* _Information supplied_

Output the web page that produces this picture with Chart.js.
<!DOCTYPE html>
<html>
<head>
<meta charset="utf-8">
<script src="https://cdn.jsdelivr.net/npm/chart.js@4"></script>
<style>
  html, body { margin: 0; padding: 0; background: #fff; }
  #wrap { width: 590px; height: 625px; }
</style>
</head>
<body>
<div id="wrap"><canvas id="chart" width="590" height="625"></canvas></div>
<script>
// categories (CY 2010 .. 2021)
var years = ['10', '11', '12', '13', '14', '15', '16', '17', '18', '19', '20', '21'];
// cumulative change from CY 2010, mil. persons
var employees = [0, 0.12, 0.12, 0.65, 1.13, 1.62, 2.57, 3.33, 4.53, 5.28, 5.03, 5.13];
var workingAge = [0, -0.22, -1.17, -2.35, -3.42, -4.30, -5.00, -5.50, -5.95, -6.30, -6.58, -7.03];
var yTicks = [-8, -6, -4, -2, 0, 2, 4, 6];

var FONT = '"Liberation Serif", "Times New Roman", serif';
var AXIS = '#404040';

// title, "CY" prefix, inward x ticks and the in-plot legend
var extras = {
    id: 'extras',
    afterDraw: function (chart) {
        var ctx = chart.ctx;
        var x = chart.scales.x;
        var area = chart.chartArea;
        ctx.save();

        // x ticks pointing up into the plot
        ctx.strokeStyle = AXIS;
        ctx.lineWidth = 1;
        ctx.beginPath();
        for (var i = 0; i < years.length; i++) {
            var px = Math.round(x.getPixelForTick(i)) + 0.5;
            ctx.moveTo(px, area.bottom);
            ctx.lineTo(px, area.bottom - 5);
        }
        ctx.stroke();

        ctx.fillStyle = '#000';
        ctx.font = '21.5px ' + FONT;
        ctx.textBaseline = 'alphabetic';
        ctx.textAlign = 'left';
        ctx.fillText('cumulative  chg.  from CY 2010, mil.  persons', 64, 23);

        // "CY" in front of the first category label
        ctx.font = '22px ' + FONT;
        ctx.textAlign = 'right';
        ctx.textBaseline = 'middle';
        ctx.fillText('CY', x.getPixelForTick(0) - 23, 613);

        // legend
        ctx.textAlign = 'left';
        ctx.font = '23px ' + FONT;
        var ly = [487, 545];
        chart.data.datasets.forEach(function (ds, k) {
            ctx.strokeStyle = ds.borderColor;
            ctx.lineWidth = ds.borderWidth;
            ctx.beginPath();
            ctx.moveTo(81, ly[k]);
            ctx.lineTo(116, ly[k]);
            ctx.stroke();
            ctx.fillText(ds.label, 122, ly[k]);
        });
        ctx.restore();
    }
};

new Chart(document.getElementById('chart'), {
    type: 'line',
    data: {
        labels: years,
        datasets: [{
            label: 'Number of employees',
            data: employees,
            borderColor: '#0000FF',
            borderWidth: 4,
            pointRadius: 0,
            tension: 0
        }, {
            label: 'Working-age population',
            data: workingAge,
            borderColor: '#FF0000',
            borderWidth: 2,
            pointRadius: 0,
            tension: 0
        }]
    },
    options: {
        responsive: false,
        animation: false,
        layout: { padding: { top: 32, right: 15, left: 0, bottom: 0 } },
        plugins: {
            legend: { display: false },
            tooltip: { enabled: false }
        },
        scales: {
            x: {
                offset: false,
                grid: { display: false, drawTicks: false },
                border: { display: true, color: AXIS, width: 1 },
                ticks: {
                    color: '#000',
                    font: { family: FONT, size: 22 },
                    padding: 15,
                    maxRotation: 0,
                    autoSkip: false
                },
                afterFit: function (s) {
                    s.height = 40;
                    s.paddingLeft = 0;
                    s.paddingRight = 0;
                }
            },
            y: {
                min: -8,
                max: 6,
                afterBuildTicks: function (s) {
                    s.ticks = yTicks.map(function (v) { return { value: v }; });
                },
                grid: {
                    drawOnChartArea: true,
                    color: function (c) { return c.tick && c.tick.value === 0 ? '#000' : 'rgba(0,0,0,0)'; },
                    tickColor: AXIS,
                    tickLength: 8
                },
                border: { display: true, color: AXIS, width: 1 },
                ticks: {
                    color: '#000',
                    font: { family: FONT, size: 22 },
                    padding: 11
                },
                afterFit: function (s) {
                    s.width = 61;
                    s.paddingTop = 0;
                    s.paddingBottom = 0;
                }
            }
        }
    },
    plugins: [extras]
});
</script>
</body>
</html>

* _Short task_
Repeat the material word for word from its opening line up to and including the line containing "ctx.fillText('CY', x.getPixelForTick(0) - 23, 613);".

* _Answer below_
Output the web page that produces this picture with Chart.js.
<!DOCTYPE html>
<html>
<head>
<meta charset="utf-8">
<script src="https://cdn.jsdelivr.net/npm/chart.js@4"></script>
<style>
  html, body { margin: 0; padding: 0; background: #fff; }
  #wrap { width: 590px; height: 625px; }
</style>
</head>
<body>
<div id="wrap"><canvas id="chart" width="590" height="625"></canvas></div>
<script>
// categories (CY 2010 .. 2021)
var years = ['10', '11', '12', '13', '14', '15', '16', '17', '18', '19', '20', '21'];
// cumulative change from CY 2010, mil. persons
var employees = [0, 0.12, 0.12, 0.65, 1.13, 1.62, 2.57, 3.33, 4.53, 5.28, 5.03, 5.13];
var workingAge = [0, -0.22, -1.17, -2.35, -3.42, -4.30, -5.00, -5.50, -5.95, -6.30, -6.58, -7.03];
var yTicks = [-8, -6, -4, -2, 0, 2, 4, 6];

var FONT = '"Liberation Serif", "Times New Roman", serif';
var AXIS = '#404040';

// title, "CY" prefix, inward x ticks and the in-plot legend
var extras = {
    id: 'extras',
    afterDraw: function (chart) {
        var ctx = chart.ctx;
        var x = chart.scales.x;
        var area = chart.chartArea;
        ctx.save();

        // x ticks pointing up into the plot
        ctx.strokeStyle = AXIS;
        ctx.lineWidth = 1;
        ctx.beginPath();
        for (var i = 0; i < years.length; i++) {
            var px = Math.round(x.getPixelForTick(i)) + 0.5;
            ctx.moveTo(px, area.bottom);
            ctx.lineTo(px, area.bottom - 5);
        }
        ctx.stroke();

        ctx.fillStyle = '#000';
        ctx.font = '21.5px ' + FONT;
        ctx.textBaseline = 'alphabetic';
        ctx.textAlign = 'left';
        ctx.fillText('cumulative  chg.  from CY 2010, mil.  persons', 64, 23);

        // "CY" in front of the first category label
        ctx.font = '22px ' + FONT;
        ctx.textAlign = 'right';
        ctx.textBaseline = 'middle';
        ctx.fillText('CY', x.getPixelForTick(0) - 23, 613);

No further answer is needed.